Further, the three translators hired at Florence did not begin intelligence training until late last year, meaning that letters may have been translated but coded messages not detected.

"We found that the (Bureau of Prisons) lacks sufficient intelligence capability to adequately analyze information from inmate mail to detect terrorist activity," the report says.

The key problem is staffing.

When investigators showed up to review the situation at Florence they were told that on three consecutive days the week before, two or three of seven special investigative supervisors had been pulled for other tasks.

The person responsible for monitoring all communications said she was pulled the previous week on four of her five workdays "to fill a vacant post elsewhere in the institution."

Such assignments, she reported, happened frequently.

The report said that such staffing decisions "can have significant security consequences."

According to the report, the FBI "showed little interest in the 17 international terrorist inmates" in the Florence facility until the letters from the Trade Center bombers were uncovered.

The inspector general recommended several steps to tighten the ship at Florence by sharply increasing and improving communications monitoring.

State Rep. Buffie McFadyen, D-Pueblo West, says she believes the warden at the Florence facility "has done the best he can with the resources he has," but that those resources are inadequate.

"Florence is still not staffed to the minimum level that is necessary," said McFadyen, who has taken a special interest in safety and funding for the prison in her district.

Felicia Ponce, a Bureau of Prisons public relations specialist, said Wednesday that prison officials "are continually reviewing our procedures" and that they appreciated the inspector general's "very candid report and will ensure that the report's recommendations are acted upon as soon as possible."

But Ponce sounded a cautionary note: "To implement these recommendations systemwide will require significant additional resources, primarily staff."

And to do that, she said, the bureau would turn to "the federal budget process."

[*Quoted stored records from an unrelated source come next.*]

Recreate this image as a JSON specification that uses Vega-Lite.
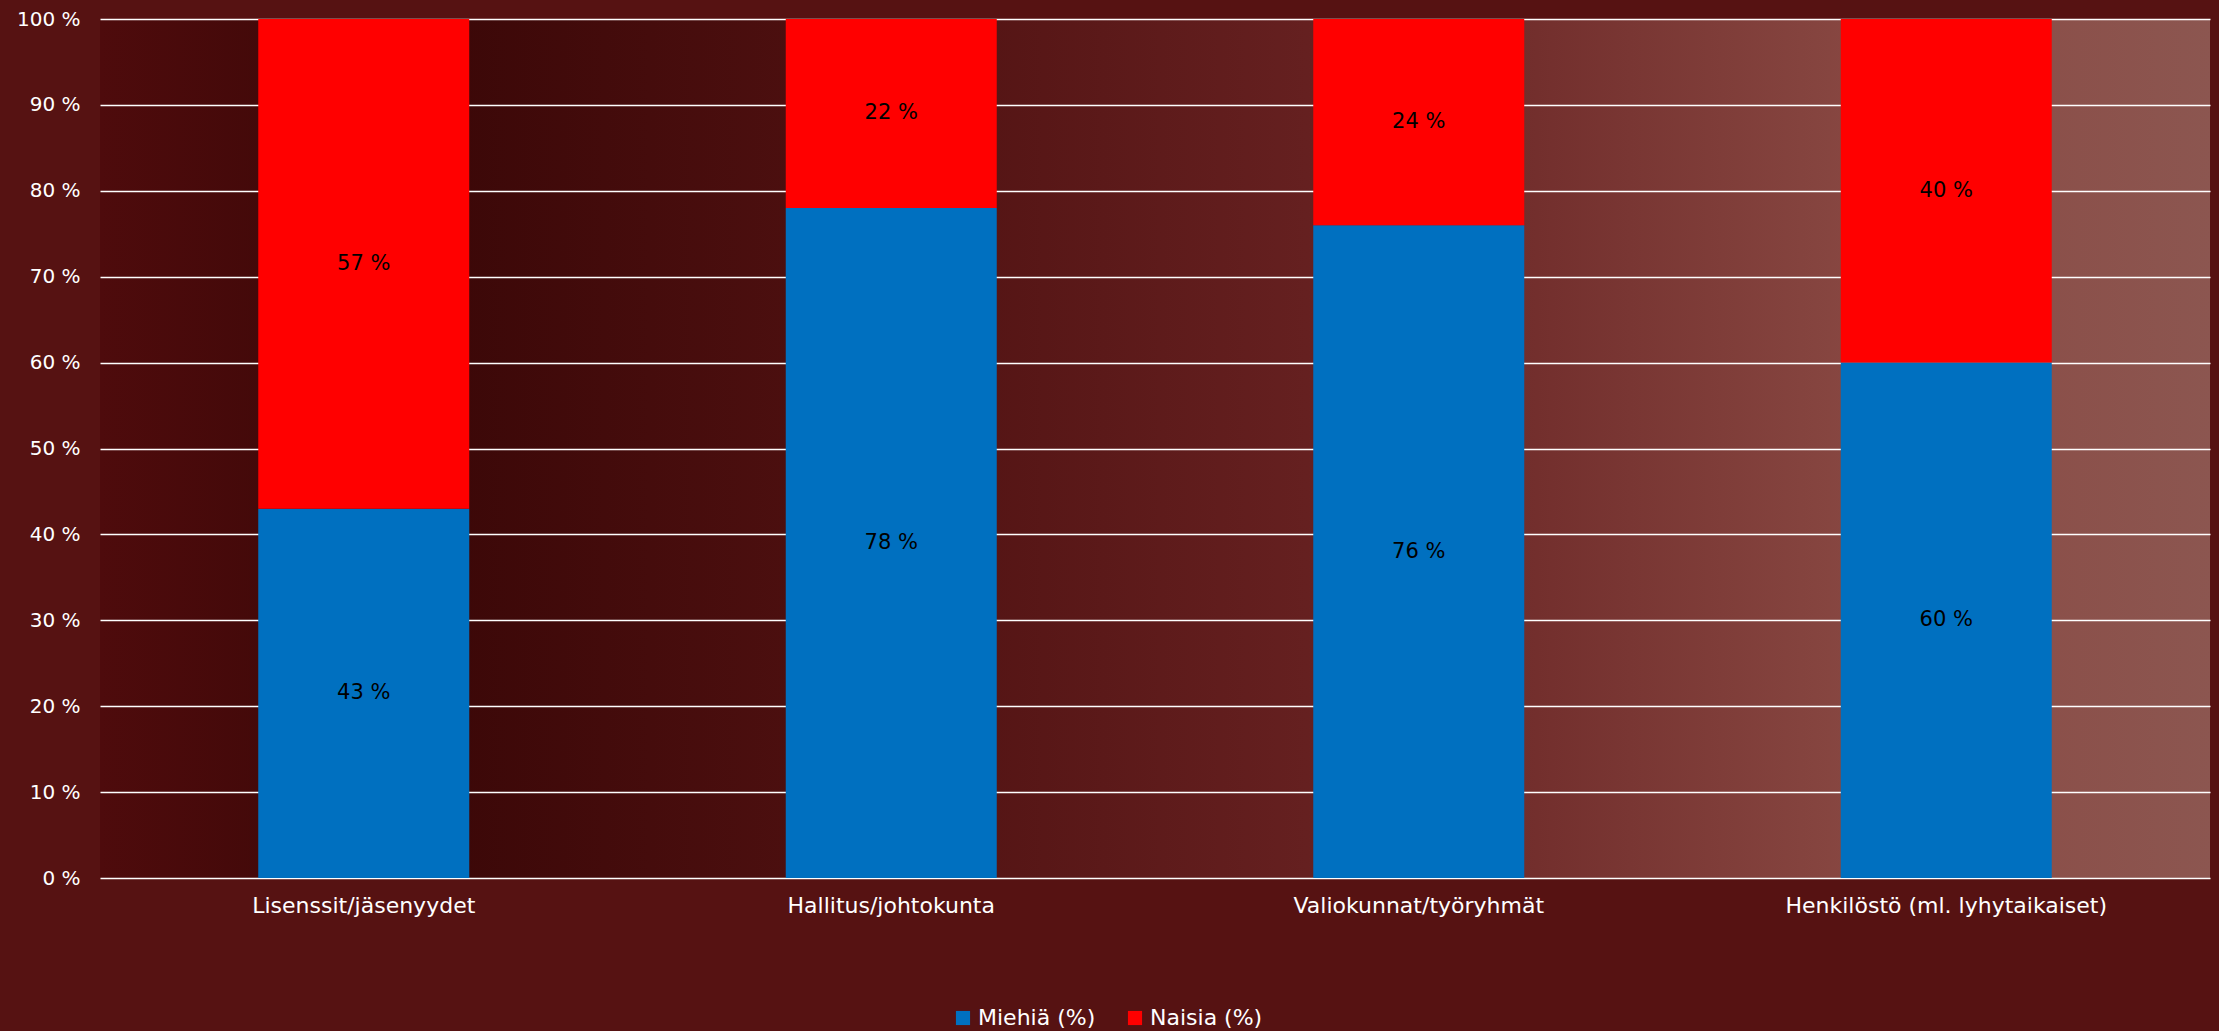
{
  "$schema": "https://vega.github.io/schema/vega-lite/v6.json",
  "width": 2110,
  "height": 859,
  "autosize": {"type": "none"},
  "padding": {"left": 100, "top": 19, "right": 9, "bottom": 153},
  "background": "#561212",
  "view": {"stroke": null, "fill": {"gradient": "linear", "x1": 0, "y1": 0, "x2": 1, "y2": 0, "stops": [{"offset": 0, "color": "#4e0b0c"}, {"offset": 0.15, "color": "#3a0707"}, {"offset": 0.35, "color": "#4e1010"}, {"offset": 0.6, "color": "#682222"}, {"offset": 0.85, "color": "#8a4a44"}, {"offset": 1, "color": "#8c5650"}]}},
  "config": {
    "font": "DejaVu Sans",
    "axis": {"labelFont": "DejaVu Sans", "labelColor": "#ffffff", "labelFontSize": 20, "labelFontWeight": "normal"},
    "legend": {"labelFont": "DejaVu Sans", "labelColor": "#ffffff", "labelFontSize": 22}
  },
  "data": {
    "values": [
      {"cat": "Lisenssit/jäsenyydet", "series": "Miehiä (%)", "value": 43},
      {"cat": "Lisenssit/jäsenyydet", "series": "Naisia (%)", "value": 57},
      {"cat": "Hallitus/johtokunta", "series": "Miehiä (%)", "value": 78},
      {"cat": "Hallitus/johtokunta", "series": "Naisia (%)", "value": 22},
      {"cat": "Valiokunnat/työryhmät", "series": "Miehiä (%)", "value": 76},
      {"cat": "Valiokunnat/työryhmät", "series": "Naisia (%)", "value": 24},
      {"cat": "Henkilöstö (ml. lyhytaikaiset)", "series": "Miehiä (%)", "value": 60},
      {"cat": "Henkilöstö (ml. lyhytaikaiset)", "series": "Naisia (%)", "value": 40}
    ]
  },
  "transform": [
    {"stack": "value", "groupby": ["cat"], "sort": [{"field": "series", "order": "ascending"}], "as": ["v0", "v1"]},
    {"calculate": "(datum.v0 + datum.v1) / 2", "as": "mid"},
    {"calculate": "datum.value + ' %'", "as": "label"}
  ],
  "encoding": {
    "x": {
      "field": "cat", "type": "nominal", "sort": null, "title": null,
      "scale": {"paddingInner": 0.6, "paddingOuter": 0.3},
      "axis": {"labelAngle": 0, "domain": false, "ticks": false, "labelPadding": 17, "grid": false, "labelLimit": 0, "labelFontSize": 22}
    }
  },
  "layer": [
    {
      "mark": {"type": "bar"},
      "encoding": {
        "y": {
          "field": "v0", "type": "quantitative", "title": null,
          "scale": {"domain": [0, 100], "nice": false},
          "axis": {"values": [0, 10, 20, 30, 40, 50, 60, 70, 80, 90, 100], "labelExpr": "datum.value + ' %'", "domain": false, "ticks": false, "labelPadding": 20, "grid": true, "gridColor": "#ffffff", "gridWidth": 1.6, "gridOpacity": 1}
        },
        "y2": {"field": "v1"},
        "color": {
          "field": "series", "type": "nominal",
          "scale": {"domain": ["Miehiä (%)", "Naisia (%)"], "range": ["#0070C0", "#FF0000"]},
          "legend": {"title": null, "orient": "none", "legendX": 852, "legendY": 988, "direction": "horizontal", "symbolType": "square", "symbolSize": 200, "symbolOpacity": 1, "symbolStrokeWidth": 0, "columnPadding": 28, "labelOffset": 4}
        }
      }
    },
    {
      "mark": {"type": "text", "color": "#000000", "fontSize": 21, "font": "DejaVu Sans"},
      "encoding": {
        "y": {"field": "mid", "type": "quantitative"},
        "text": {"field": "label", "type": "nominal"}
      }
    }
  ]
}
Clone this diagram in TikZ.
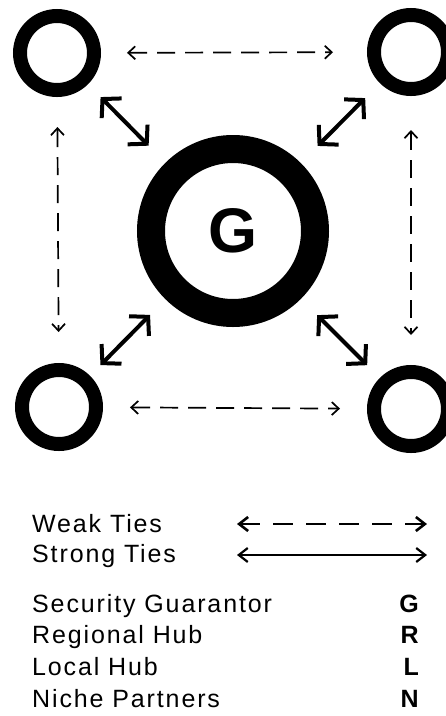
\documentclass[tikz,border=0pt]{standalone}
\usepackage{fontspec}
\setmainfont{Liberation Sans}
\newfontfamily\legfont{Liberation Sans}[LetterSpace=7.5]
\usetikzlibrary{arrows.meta}
\tikzset{
  ring/.style={circle,draw,line width=14pt,minimum size=74pt,inner sep=0pt},
  hub/.style={circle,draw,line width=28pt,minimum size=164pt,inner sep=0pt,
    font=\fontsize{63}{63}\selectfont\bfseries},
  strongtie/.style={line width=4pt,
    {Straight Barb[length=13pt,width=28pt]}-{Straight Barb[length=13pt,width=28pt]}},
  weaktie/.style={line width=1.7pt,dash pattern=on 18pt off 10pt,
    {Straight Barb[length=7pt,width=13pt]}-{Straight Barb[length=7pt,width=13pt]}},
  legweak/.style={line width=2.6pt,dash pattern=on 20pt off 13pt,
    {Straight Barb[length=9pt,width=14pt]}-{Straight Barb[length=9pt,width=14pt]}},
  legstrong/.style={line width=2.2pt,
    {Straight Barb[length=9pt,width=14pt]}-{Straight Barb[length=9pt,width=14pt]}},
  legtext/.style={anchor=base west,inner sep=0pt,font=\legfont\fontsize{25}{25}\selectfont},
  legkey/.style={anchor=base east,inner sep=0pt,font=\fontsize{25}{25}\selectfont\bfseries},
}
\begin{document}
\begin{tikzpicture}[x=1pt,y=-1pt]
\useasboundingbox (0,0) rectangle (446,716);
\path[clip] (0,0) rectangle (446,716);
% nodes
\node[ring] (TL) at (57,53) {};
\node[ring] (TR) at (411,52) {};
\node[ring] (BL) at (59,407) {};
\node[ring] (BR) at (411,409) {};
\node[hub] (G) at (233,231) {G};
% strong ties
\draw[strongtie,shorten <=18pt,shorten >=24pt] (TL) -- (G);
\draw[strongtie,shorten <=21pt,shorten >=24pt] (TR) -- (G);
\draw[strongtie,shorten <=15pt,shorten >=22pt] (BL) -- (G);
\draw[strongtie,shorten <=18pt,shorten >=23pt] (BR) -- (G);
% weak ties
\draw[weaktie,shorten <=26pt,shorten >=34pt] (TL) -- (TR);
\draw[weaktie,shorten <=27pt,shorten >=27pt] (BL) -- (BR);
\draw[weaktie,shorten <=30pt,shorten >=31pt] (TL) -- (BL);
\draw[weaktie,shorten <=34pt,shorten >=30pt] (TR) -- (BR);
% legend
\node[legtext] (wt) at (32,532) {Weak Ties};
\node[legtext] (st) at (32,562) {Strong Ties};
\coordinate (w1) at (237,524);
\coordinate (w2) at (427,524);
\coordinate (s1) at (237,555);
\coordinate (s2) at (427,555);
\draw[legweak] (w1) -- (w2);
\draw[legstrong] (s1) -- (s2);
\node[legtext] (sg) at (32,612) {Security Guarantor};
\node[legtext] (rh) at (32,643) {Regional Hub};
\node[legtext] (lh) at (32,675) {Local Hub};
\node[legtext] (np) at (32,707) {Niche Partners};
\node[legkey] (kg) at (419,612) {G};
\node[legkey] (kr) at (419,643) {R};
\node[legkey] (kl) at (419,675) {L};
\node[legkey] (kn) at (419,707) {N};
\end{tikzpicture}
\end{document}
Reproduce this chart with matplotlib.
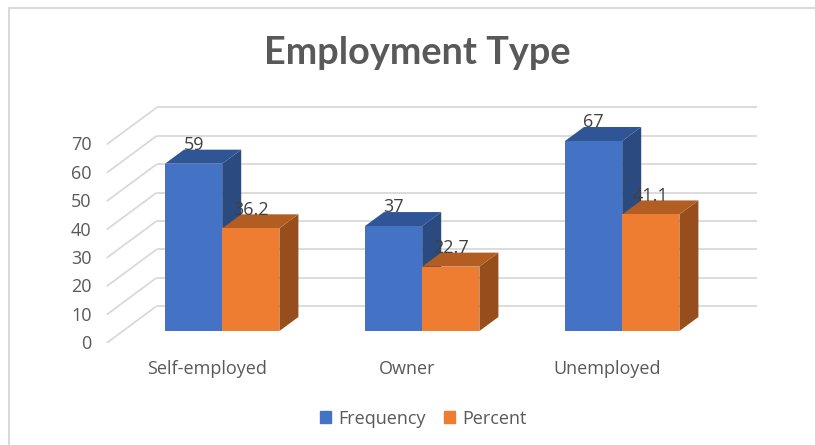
import matplotlib
matplotlib.use("Agg")
import matplotlib.pyplot as plt
from matplotlib.lines import Line2D
from matplotlib.patches import Patch

categories = ["Self-employed", "Owner", "Unemployed"]
frequency = [59, 37, 67]
percent = [36.2, 22.7, 41.1]
percent_labels = ["36.2", "22.7", "41.1"]
y_ticks = [0, 10, 20, 30, 40, 50, 60, 70]

W, H = 815, 445
PX_X = 200.0      # pixels per category
PX_Y = 2.836      # pixels per value unit
X0, Y0 = 222.2, 331.0   # pixel of category 0 / value 0 on the bars' front plane
L, R, T, B = 97, 770, 90, 343
BAR_W = 57.2 / PX_X
DX_BAR, DY_BAR = 19 / PX_X, 14 / PX_Y
DX_BACK, DY_BACK = 34.5 / PX_X, 25 / PX_Y
DX_FRONT, DY_FRONT = -15.5 / PX_X, -12 / PX_Y

BLUE = ("#4472C4", "#2F5597", "#2A4A80")
ORANGE = ("#EE7D31", "#B25D22", "#964F1C")
GRID = "#D9D9D9"
TXT = "#595959"

plt.rcParams["font.family"] = ["Open Sans", "DejaVu Sans"]
fig = plt.figure(figsize=(W / 100, H / 100), dpi=100, facecolor="white")
ax = fig.add_axes([L / W, 1 - B / H, (R - L) / W, (B - T) / H])
ax.set_xlim((L - X0) / PX_X, (R - X0) / PX_X)
ax.set_ylim((Y0 - B) / PX_Y, (Y0 - T) / PX_Y)
ax.patch.set_alpha(0)
for s in ax.spines.values():
    s.set_visible(False)

# frame of the chart area (top and left edges are the only visible ones)
fig.add_artist(Line2D([8.5 / W, 8.5 / W, 1], [0, 1 - 7.8 / H, 1 - 7.8 / H], transform=fig.transFigure,
                      color="#D9D9D9", lw=1.4, solid_joinstyle="miter"))

# grid: back wall and side wall
x_left = -0.5
x_right = len(categories) - 0.5
for v in y_ticks:
    ax.plot([x_left + DX_FRONT, x_left + DX_BACK], [v + DY_FRONT, v + DY_BACK],
            color=GRID, lw=1.3, zorder=1, solid_capstyle="butt")
    ax.plot([x_left + DX_BACK, x_right + DX_BACK], [v + DY_BACK, v + DY_BACK],
            color=GRID, lw=1.3, zorder=1, solid_capstyle="butt")


def bar3d(x, v, colors, z):
    ax.fill([x, x + BAR_W, x + BAR_W, x], [0, 0, v, v], color=colors[0], lw=0, zorder=z + 0.2)
    ax.fill([x, x + BAR_W, x + BAR_W + DX_BAR, x + DX_BAR],
            [v, v, v + DY_BAR, v + DY_BAR], color=colors[1], lw=0, zorder=z + 0.1)
    ax.fill([x + BAR_W, x + BAR_W + DX_BAR, x + BAR_W + DX_BAR, x + BAR_W],
            [0, DY_BAR, v + DY_BAR, v], color=colors[2], lw=0, zorder=z)


for i in range(len(categories)):
    bar3d(i - BAR_W, frequency[i], BLUE, 2)
    bar3d(i, percent[i], ORANGE, 3)
    ax.annotate(str(frequency[i]), (i - BAR_W / 2, frequency[i]), xytext=(0, 13.5),
                textcoords="offset points", ha="center", va="center",
                fontsize=13, color="#404040", zorder=6)
    ax.annotate(percent_labels[i], (i + BAR_W / 2, percent[i]), xytext=(0, 13.5),
                textcoords="offset points", ha="center", va="center",
                fontsize=13, color="#404040", zorder=6)

ax.set_yticks([v + DY_FRONT + 1 / PX_Y for v in y_ticks], [str(v) for v in y_ticks])
ax.set_xticks([i + DX_FRONT for i in range(len(categories))], categories)
ax.tick_params(axis="both", length=0, labelsize=13, labelcolor=TXT)
ax.tick_params(axis="y", pad=4)
ax.tick_params(axis="x", pad=12)

fig.text(417 / W, 1 - 53 / H, "Employment Type", ha="center", va="center",
         fontsize=27.3, fontweight="bold", color=TXT, family=["Lato", "DejaVu Sans"])

handles = [Patch(color=BLUE[0], label="Frequency"), Patch(color=ORANGE[0], label="Percent")]
fig.legend(handles=handles, loc="center", bbox_to_anchor=(423 / W, 1 - 418.5 / H), ncol=2, frameon=False,
           fontsize=13, labelcolor=TXT, handlelength=0.62, handleheight=0.62,
           handletextpad=0.4, columnspacing=1.0)

fig.savefig("out.png", dpi=100)
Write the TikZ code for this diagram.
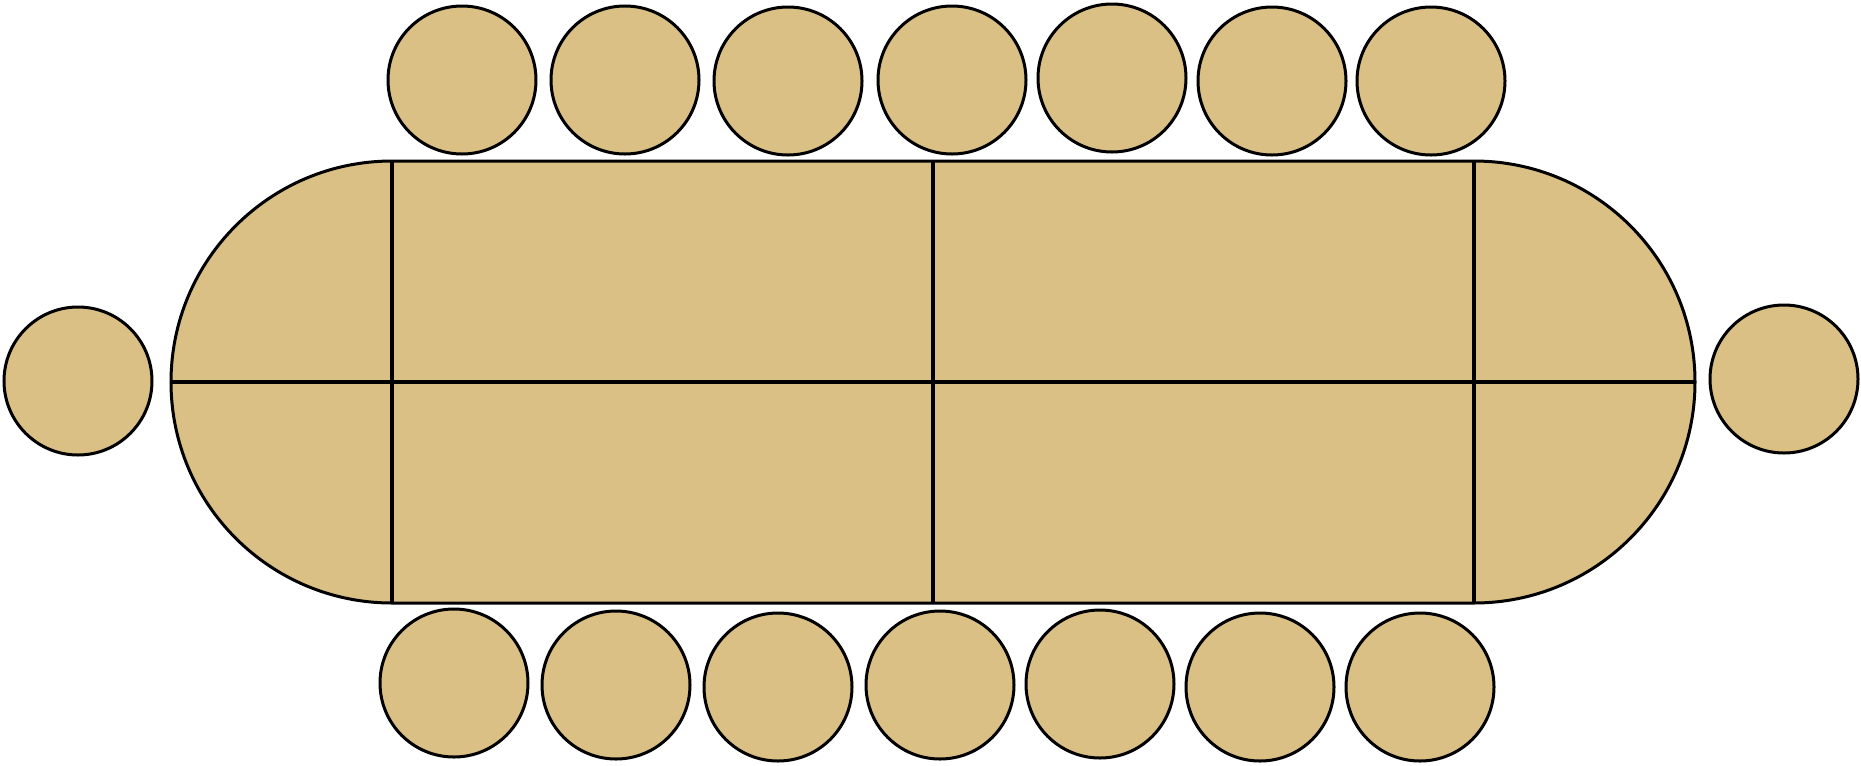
\documentclass[tikz,border=0pt]{standalone}
\usepackage{tikz}
\usepackage{color}

\begin{document}
\begin{tikzpicture}[x=0.75pt,y=0.75pt,yscale=-1,xscale=1,
  wood/.style={fill={rgb, 255:red, 218; green, 192; blue, 132}, draw=black, line width=2.25pt},
  chair/.style={wood, circle, inner sep=0pt, outer sep=0pt, minimum size=111pt},
  seam/.style={draw=black, line width=2.4pt}]
\useasboundingbox (0,0) rectangle (1861,765);

%Table: two half rounds and two leaves
\draw [wood] (392,161) -- (1474,161) arc [start angle=-90, end angle=90, radius=221] -- (392,603) arc [start angle=90, end angle=270, radius=221] -- cycle ;
\coordinate (tl) at (171,382) ;
\coordinate (tr) at (1695,382) ;
\draw [seam] (tl) -- (tr) ;
\foreach \sx in {392,933,1474}
  \draw [seam] (\sx,161) -- (\sx,603) ;

%Chairs along the top side
\foreach \cx/\cy [count=\i] in {462/80, 625/80, 788/81, 952/80, 1112/78, 1272/81, 1431/81}
  \node [chair] (top\i) at (\cx,\cy) {} ;

%Chairs along the bottom side
\foreach \cx/\cy [count=\i] in {454/683, 616/685, 778/687, 940/685, 1100/684, 1260/687, 1420/687}
  \node [chair] (bottom\i) at (\cx,\cy) {} ;

%Chairs at the two ends
\node [chair] (headL) at (78,381) {} ;
\node [chair] (headR) at (1784,379) {} ;

\end{tikzpicture}
\end{document}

The probe was launched after the March 2005 discovery that Florence prisoners Mohammed Salameh, Mahmud Abouhalima and Nidal Ayyad - all convicted for the 1993 World Trade Center plot - had communicated with various outside extremists.

In one instance, a letter from Salameh was found in the possession of Mohamed Achraf, who authorities said was plotting to blow up the National Justice Center in Madrid, Spain.

A member of a Spanish terror cell also was using letters from Florence to recruit other members. Salameh even managed to send a letter praising Osama bin Laden to Arabic newspapers.

The Florence Supermax prison has held a who's who of criminals, including Unabomber Theodore Kaczynski, Oklahoma City bomber Terry Nichols and Zacarias Moussaoui, the 9/11 conspirator dubbed "the 20th hijacker."

Conclusions need no translation

The federal Office of the Inspector General released this week a highly critical report on the Supermax prison in Florence, saying that:

• Staff failed to read all of the mail of high-risk prisoners.

• The facility does not employ enough proficient translators.

• It was slow to train translators in intelligence techniques.

• It didn't hire its first staff member dedicated to translation until 2005.

• Less than 50 percent of inmate calls were monitored.

• It randomly monitored only 1.8 percent of inmate mail during a test period.